So, what did I learn from my six-week stay abroad?  0

As you all might have noticed, we went offline for a little while. As much fun as we have when blogging about our PhD-lives, we need ideas for interesting blogposts. So, we took a little break, allowing ourselves to have experiences we could later write about. And look, here we are, back with new blogposts :-).

 

This week, I am taking you with me in a flashback to my stay in Berkeley. The previous time I wrote, it was mainly about my preparations for and my first experiences in Berkeley. Now, I have been back for a little over two months, and will write about what useful knowledge and experiences I gained. Because even though I was there for ‘just’ six weeks, what I brought back will last me months! In this blogpost I will focus on two of those insights I’ve gained.

 

  1. Starting to rethink your theoretical framework is not a bad thing at all
    In my previous post, I wrote that I was doing some rethinking about my theoretical framework. When I was still in the process of gaining new experiences, I got a bit nervous about this. I mean, my theoretical framework had been like that for almost two years, and now I was seriously contemplating the idea of moving some concepts around and adding a new one. For, what I found out, was when I was talking in Berkeley to people about differentiated instruction (the main topic of my PhD research), they would start talking about equity. Therefore, it  would seem like a good idea to include that concept in my theoretical framework. This requires a lot of rethinking: where would it fit, if it actually does fit? Something I have been thinking about ever since I got back. Let’s just say that, at the moment, it gives me enough to do, as I try to read myself to the right answer at the moment. It is nice to know that spending several weeks talking to different people on the other side of the ocean can have this impact. Small side effect: it also has led me to other concepts and ideas.
  2. Working with someone ‘new’ on your data can help you find new ways to analyze
    What I also mentioned in the previous blogpost was my contact at UC Berkeley.
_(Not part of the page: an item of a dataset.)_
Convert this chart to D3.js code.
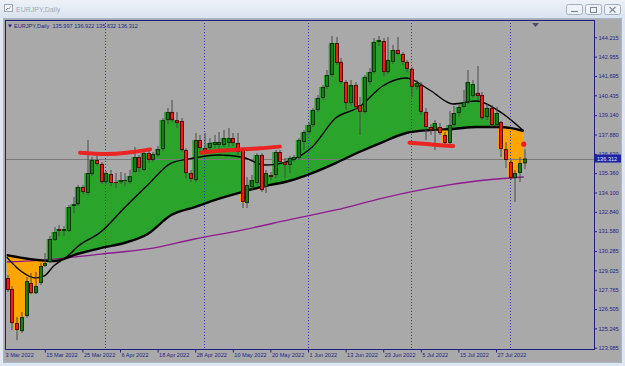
<!DOCTYPE html>
<html>
<head>
<meta charset="utf-8">
<script src="https://cdn.jsdelivr.net/npm/d3@7"></script>
<style>
  body { margin: 0; background: #dde7f2; overflow: hidden; }
  svg { display: block; font-family: "Liberation Sans", Arial, sans-serif; }
</style>
</head>
<body>
<svg id="chart" width="625" height="366"></svg>
<script>
// EURJPY daily bars, 3 Mar 2022 .. 4 Aug 2022 (bar index 0..110)
const opens = [
  128.53,127.81,125.59,125.07,126.05,128.20,127.54,128.20,129.31,129.57,
  131.00,131.72,131.59,131.59,133.22,133.34,134.46,134.07,135.30,136.22,
  135.96,134.78,135.30,134.78,134.78,134.85,134.78,135.44,136.41,135.57,
  136.67,136.22,136.54,136.93,138.82,139.35,138.82,138.76,136.87,135.37,
  134.91,137.52,137.00,137.00,137.20,137.20,137.20,137.33,137.65,137.33,
  136.87,133.41,134.46,134.72,136.54,134.46,135.24,135.24,136.74,136.09,
  135.89,136.22,136.35,137.39,138.04,138.50,139.48,140.26,140.98,141.76,
  143.84,142.61,141.30,139.93,141.11,139.80,139.35,141.30,141.95,143.91,
  143.97,141.95,142.61,143.39,143.13,142.61,142.15,140.98,141.11,139.35,
  138.37,138.17,138.37,137.85,137.33,138.50,139.28,139.67,140.00,140.39,
  140.59,140.45,139.02,139.61,138.50,138.69,136.93,136.09,135.04,135.37,
  136.00
];
const highs = [
  128.72,128.00,125.98,126.31,128.59,128.85,128.92,129.50,130.15,131.26,
  131.85,131.98,131.92,133.28,133.81,134.59,134.59,137.52,136.41,136.48,
  136.09,135.50,135.57,135.37,135.44,135.37,135.57,137.07,136.54,136.87,
  136.87,136.74,137.13,138.95,139.61,140.13,139.35,138.95,137.00,135.57,
  137.98,137.85,137.98,137.65,137.85,138.04,138.17,138.30,137.98,137.98,
  137.00,135.11,135.24,136.67,136.67,135.57,135.44,136.87,136.87,136.35,
  136.48,136.54,137.65,138.17,138.69,139.61,140.45,141.11,142.08,144.30,
  144.23,142.87,141.43,141.43,141.30,140.32,141.76,142.21,144.17,144.30,
  144.17,144.23,143.71,144.23,143.26,142.74,142.28,141.43,141.30,139.61,
  138.56,138.82,138.63,138.04,139.41,139.74,139.87,140.78,142.08,141.43,
  142.34,140.65,139.87,139.80,139.67,138.76,137.39,136.22,135.57,136.41,
  136.92
];
const lows = [
  127.61,125.14,124.48,124.94,125.92,127.48,127.48,128.07,129.24,129.50,
  130.94,131.26,131.26,131.52,132.76,133.22,134.00,133.94,135.17,135.83,
  134.65,134.65,134.52,134.39,134.65,134.52,134.65,135.37,135.44,135.50,
  136.02,136.09,136.41,136.80,138.56,138.69,138.30,136.74,135.04,134.78,
  134.78,136.74,136.67,136.74,137.00,136.87,137.07,137.07,137.13,136.54,
  133.09,133.09,134.26,134.59,134.13,134.07,134.91,135.04,136.02,135.04,
  135.37,136.09,136.22,136.87,137.91,138.37,139.35,140.13,140.85,141.63,
  142.41,141.17,139.48,139.74,139.48,137.85,139.22,141.11,141.82,143.65,
  141.69,141.82,142.47,143.06,142.41,141.95,140.32,140.78,139.15,137.52,
  137.85,136.87,137.85,137.20,137.20,138.30,139.02,139.61,139.87,140.26,
  140.13,138.82,138.82,138.37,138.37,136.41,135.70,134.91,133.48,134.78,
  135.63
];
const closes = [
  127.74,125.59,125.14,125.98,128.33,127.54,128.00,129.31,129.50,131.07,
  131.52,131.59,131.72,133.15,133.34,134.46,134.13,135.37,136.22,135.96,
  134.78,135.37,134.72,134.72,134.91,134.91,135.17,136.41,135.70,136.67,
  136.22,136.61,136.93,138.82,139.35,138.82,138.63,136.87,135.37,134.98,
  137.52,137.00,136.74,137.33,137.39,137.39,137.65,137.65,137.33,136.74,
  133.48,134.59,134.91,136.54,134.26,135.37,135.11,136.74,136.09,135.89,
  136.35,136.41,137.52,138.04,138.50,139.48,140.26,140.98,141.76,143.84,
  142.54,141.30,139.93,141.11,139.67,139.35,141.63,141.95,143.91,144.04,
  141.95,142.74,143.39,143.13,142.61,142.15,140.98,141.24,139.35,138.37,
  138.17,138.63,137.98,137.33,138.50,139.28,139.67,140.00,141.30,141.17,
  140.39,138.95,139.61,138.50,139.28,136.93,136.22,135.04,135.37,136.02,
  136.312
];

// moving averages at some bars
const fastIdx = [0,3,6,8,10,13,15,20,25,30,35,40,45,50,55,60,65,70,75,80,85,90,95,100,105,110];
const fastVal = [129.89,128.98,128.53,128.66,129.31,129.96,130.55,131.52,133.09,134.59,136.02,136.35,136.54,136.41,135.89,136.15,137.07,138.95,139.67,141.04,141.56,140.78,139.87,140.06,139.35,138.11];
const slowIdx = [0,5,10,15,20,25,30,35,40,45,50,55,60,65,70,75,80,85,90,95,100,105,110];
const slowVal = [130.02,129.76,129.63,130.09,130.48,130.81,131.40,132.63,133.15,133.68,134.13,134.52,134.85,135.37,136.02,136.74,137.39,137.98,138.17,138.24,138.37,138.37,138.11];
const longIdx = [0,10,20,30,40,50,60,70,80,90,100,110];
const longVal = [129.57,129.76,130.09,130.42,131.07,131.65,132.31,132.96,133.74,134.39,134.85,135.11];

// hand drawn red marks (bar index, price)
const mark1 = [[15.6,136.69],[21.3,136.61],[25.5,136.69],[30.5,136.91]];
const mark2 = [[41.3,136.69],[45.4,136.82],[49.6,136.91],[53.9,136.98],[58.1,137.09]];
const mark3 = [[85.7,137.35],[89.4,137.26],[92.9,137.17],[95.0,137.13]];
const dotIdx = 110, dotPrice = 137.25;

const priceTicks = [144.215,142.955,141.695,140.435,139.140,137.880,136.620,135.360,134.100,132.840,131.580,130.285,129.025,127.765,126.505,125.245,123.985];
const timeIdx = [0,8,16,24,32,40,48,56,64,72,80,88,96,104];
const timeLabels = ['3 Mar 2022','15 Mar 2022','25 Mar 2022','6 Apr 2022','18 Apr 2022','28 Apr 2022','10 May 2022','20 May 2022','1 Jun 2022','13 Jun 2022','23 Jun 2022','5 Jul 2022','15 Jul 2022','27 Jul 2022'];
const monthIdx = [21,42,64,86,107];
const lastPrice = 136.312;
const legend = 'EURJPY,Daily  135.997 136.922 135.632 136.312';

const W = 625, H = 366;
const pl = 5, pt = 20, pr = 594, pb = 349;
const navy = '#1f1f86';

const svg = d3.select('#chart');
const defs = svg.append('defs');

const x = d3.scaleLinear().domain([0, 110]).range([6.7, 523.7]);
const y = d3.scaleLinear().domain([123.985, 144.215]).range([347.7, 37.3]);

// ---- window chrome
const tb = defs.append('linearGradient').attr('id', 'tb').attr('x1', 0).attr('x2', 0).attr('y1', 0).attr('y2', 1);
tb.append('stop').attr('offset', 0).attr('stop-color', '#edf2f8');
tb.append('stop').attr('offset', 1).attr('stop-color', '#dae4ef');
svg.append('rect').attr('width', W).attr('height', H).attr('fill', '#dfe8f2');
svg.append('rect').attr('width', W).attr('height', 18).attr('fill', 'url(#tb)');
svg.append('rect').attr('x', 4.5).attr('y', 4.5).attr('width', 8).attr('height', 7)
  .attr('fill', '#f4f6f9').attr('stroke', '#9aa6b4');
svg.append('path').attr('d', 'M6,10 L8,8 L9,9 L11,6').attr('fill', 'none').attr('stroke', '#9aa6b4');
svg.append('text').attr('x', 16).attr('y', 12).attr('font-size', 7).attr('fill', '#a3abb5').text('EURJPY,Daily');

const btnX = [566, 585, 604];
svg.selectAll('.btn').data(btnX).enter().append('rect')
  .attr('x', d => d + 0.5).attr('y', 4.5).attr('width', 16).attr('height', 10).attr('rx', 2)
  .attr('fill', '#eef3f8').attr('stroke', '#a2afbf');
svg.append('path').attr('d', 'M571,11.5 H578').attr('stroke', '#7d8896').attr('stroke-width', 1.2);
svg.append('rect').attr('x', 590.5).attr('y', 7.5).attr('width', 6).attr('height', 5).attr('fill', 'none').attr('stroke', '#7d8896');
svg.append('path').attr('d', 'M609.5,7 L615.5,12.5 M615.5,7 L609.5,12.5').attr('stroke', '#7d8896').attr('stroke-width', 1.1);

// client area
svg.append('rect').attr('x', 3.5).attr('y', 18.5).attr('width', 618).attr('height', 344)
  .attr('fill', '#a9a9a9').attr('stroke', '#a9b7c8');

// ---- plot
defs.append('clipPath').attr('id', 'plotclip').append('rect')
  .attr('x', pl).attr('y', pt).attr('width', pr - pl).attr('height', pb - pt);
const plot = svg.append('g').attr('clip-path', 'url(#plotclip)');

const bars = d3.range(closes.length);
const slowPts = slowIdx.map((d, i) => [d, slowVal[i]]);
const fastPts = fastIdx.map((d, i) => [d, fastVal[i]]);
const longPts = longIdx.map((d, i) => [d, longVal[i]]);

const slowArea = edge => d3.area().x(d => x(d[0])).y0(edge).y1(d => y(d[1])).curve(d3.curveMonotoneX);
defs.append('clipPath').attr('id', 'above').append('path').attr('d', slowArea(pt)(slowPts));
defs.append('clipPath').attr('id', 'below').append('path').attr('d', slowArea(pb)(slowPts));

// cloud between candle bodies and slow average
plot.append('g').attr('clip-path', 'url(#above)').append('path').datum(bars)
  .attr('d', d3.area().x(i => x(i)).y0(pb).y1(i => y(Math.max(opens[i], closes[i]))).curve(d3.curveStep))
  .attr('fill', '#2ba42b');
plot.append('g').attr('clip-path', 'url(#below)').append('path').datum(bars)
  .attr('d', d3.area().x(i => x(i)).y0(pt).y1(i => y(Math.min(opens[i], closes[i]))).curve(d3.curveStep))
  .attr('fill', '#ffa500');

// month separators
plot.selectAll('.sep').data(monthIdx).enter().append('line')
  .attr('x1', d => Math.round(x(d)) + 0.5).attr('x2', d => Math.round(x(d)) + 0.5)
  .attr('y1', pt).attr('y2', pb)
  .attr('stroke', '#3838a8').attr('stroke-dasharray', '1,2');

// last price line
plot.append('line').attr('x1', pl).attr('x2', pr)
  .attr('y1', Math.round(y(lastPrice)) + 0.5).attr('y2', Math.round(y(lastPrice)) + 0.5)
  .attr('stroke', '#7a7a7a');

// moving averages
const lineGen = d3.line().x(d => x(d[0])).y(d => y(d[1])).curve(d3.curveMonotoneX);
plot.append('path').datum(longPts).attr('d', lineGen).attr('fill', 'none').attr('stroke', '#8e1b8e').attr('stroke-width', 1.3);
plot.append('path').datum(slowPts).attr('d', lineGen).attr('fill', 'none').attr('stroke', '#000').attr('stroke-width', 2.4);
plot.append('path').datum(fastPts).attr('d', lineGen).attr('fill', 'none').attr('stroke', '#000').attr('stroke-width', 1.4);

// candles
const cg = plot.append('g');
const cx = i => Math.round(x(i));
cg.selectAll('.wick').data(bars).enter().append('rect')
  .attr('x', i => cx(i) + 0.5).attr('width', 1)
  .attr('y', i => y(highs[i])).attr('height', i => y(lows[i]) - y(highs[i]))
  .attr('fill', '#4a4a4a');
cg.selectAll('.body').data(bars).enter().append('rect')
  .attr('x', i => cx(i) - 1).attr('width', 4)
  .attr('y', i => y(Math.max(opens[i], closes[i])))
  .attr('height', i => Math.max(1, y(Math.min(opens[i], closes[i])) - y(Math.max(opens[i], closes[i]))))
  .attr('fill', i => closes[i] >= opens[i] ? '#0b350b' : '#5a0707');
cg.selectAll('.inner').data(bars).enter().append('rect')
  .attr('x', i => cx(i)).attr('width', 2)
  .attr('y', i => y(Math.max(opens[i], closes[i])) + 1)
  .attr('height', i => Math.max(0, y(Math.min(opens[i], closes[i])) - y(Math.max(opens[i], closes[i])) - 2))
  .attr('fill', i => closes[i] >= opens[i] ? '#1c7a1c' : '#f01a1a');

// red annotations
const markGen = d3.line().x(d => x(d[0])).y(d => y(d[1])).curve(d3.curveCatmullRom);
plot.selectAll('.mark').data([mark1, mark2, mark3]).enter().append('path')
  .attr('d', markGen).attr('fill', 'none').attr('stroke', '#ee1c1c')
  .attr('stroke-width', 4).attr('stroke-linecap', 'round').attr('opacity', 0.95);
plot.append('circle').attr('cx', x(dotIdx)).attr('cy', y(dotPrice)).attr('r', 2.6).attr('fill', '#e8201c');

// frame
svg.append('rect').attr('x', pl + 0.5).attr('y', pt + 0.5)
  .attr('width', pr - pl).attr('height', pb - pt)
  .attr('fill', 'none').attr('stroke', navy);

// chart shift marker
svg.append('path').attr('d', 'M532,23 L539,23 L535.5,27 Z').attr('fill', '#4b4b6b');

// legend
svg.append('path').attr('d', 'M8,24.5 L12,24.5 L10,27.5 Z').attr('fill', navy);
svg.append('text').attr('x', 14).attr('y', 28).attr('font-size', 5.6).attr('fill', navy)
  .attr('xml:space', 'preserve').text(legend);

// price axis
const yAxis = d3.axisRight(y).tickValues(priceTicks).tickSize(2.5).tickPadding(1.5).tickFormat(d3.format('.3f'));
svg.append('g').attr('transform', `translate(${pr + 0.5},0)`).call(yAxis)
  .call(g => g.select('.domain').remove())
  .call(g => g.selectAll('line').attr('stroke', navy))
  .call(g => g.selectAll('text').attr('fill', navy).attr('font-size', 5.6).attr('font-family', null));

// last price label
const ly = y(lastPrice);
svg.append('rect').attr('x', pr + 1).attr('y', ly - 4).attr('width', 26).attr('height', 8).attr('fill', '#1d23a4');
svg.append('text').attr('x', pr + 3).attr('y', ly + 2).attr('font-size', 5.6).attr('fill', '#e4e4f4')
  .text(d3.format('.3f')(lastPrice));

// time axis
const xAxis = d3.axisBottom(x).tickValues(timeIdx).tickSize(3).tickPadding(0.5).tickFormat((d, i) => timeLabels[i]);
const xg = svg.append('g').attr('transform', `translate(0.5,${pb + 0.5})`).call(xAxis);
xg.select('.domain').remove();
xg.selectAll('line').attr('stroke', navy).attr('opacity', d => d === 0 ? 0 : 1);
xg.selectAll('text').attr('fill', navy).attr('font-size', 5.6).attr('font-family', null)
  .attr('text-anchor', 'start').attr('x', d => d === 0 ? pl - x(0) - 0.5 : 1);
</script>
</body>
</html>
After that first meeting where she came up with people’s names I should visit, we discussed my data. Rethinking my theoretical framework had caused me to also overthink how I was going to make the data I hadn’t used yet, fit with the first paper, I had just finished. So I asked her what her thoughts were. I presented her an overview of the data I have collected and my main research questions. After some discussion on what I actually want to achieve with my research, she proposed a way to analyze my data, that would require me to spend a lot of time with my data without coding immediately. She asked me to analyze part of an interview that way and then we discussed what I did and what the next steps in the analysis would be. For the rest of the meetings I had with her, we kept doing this. We constantly used the same part of the same interview, but dug deeper and deeper in it. A very interesting way of analysis. And at the moment I am analyzing the rest of my data the same way. It fits with my goals and I hope it will indeed help me to achieve them.

 

To sum up, my stay in Berkeley got me to (re)think and change the original plans for my thesis. Of course I don’t change everything I rethink, but the fact that I will keep some things stay the same, makes me more determined in what concepts I’m studying and how I am conducting my research.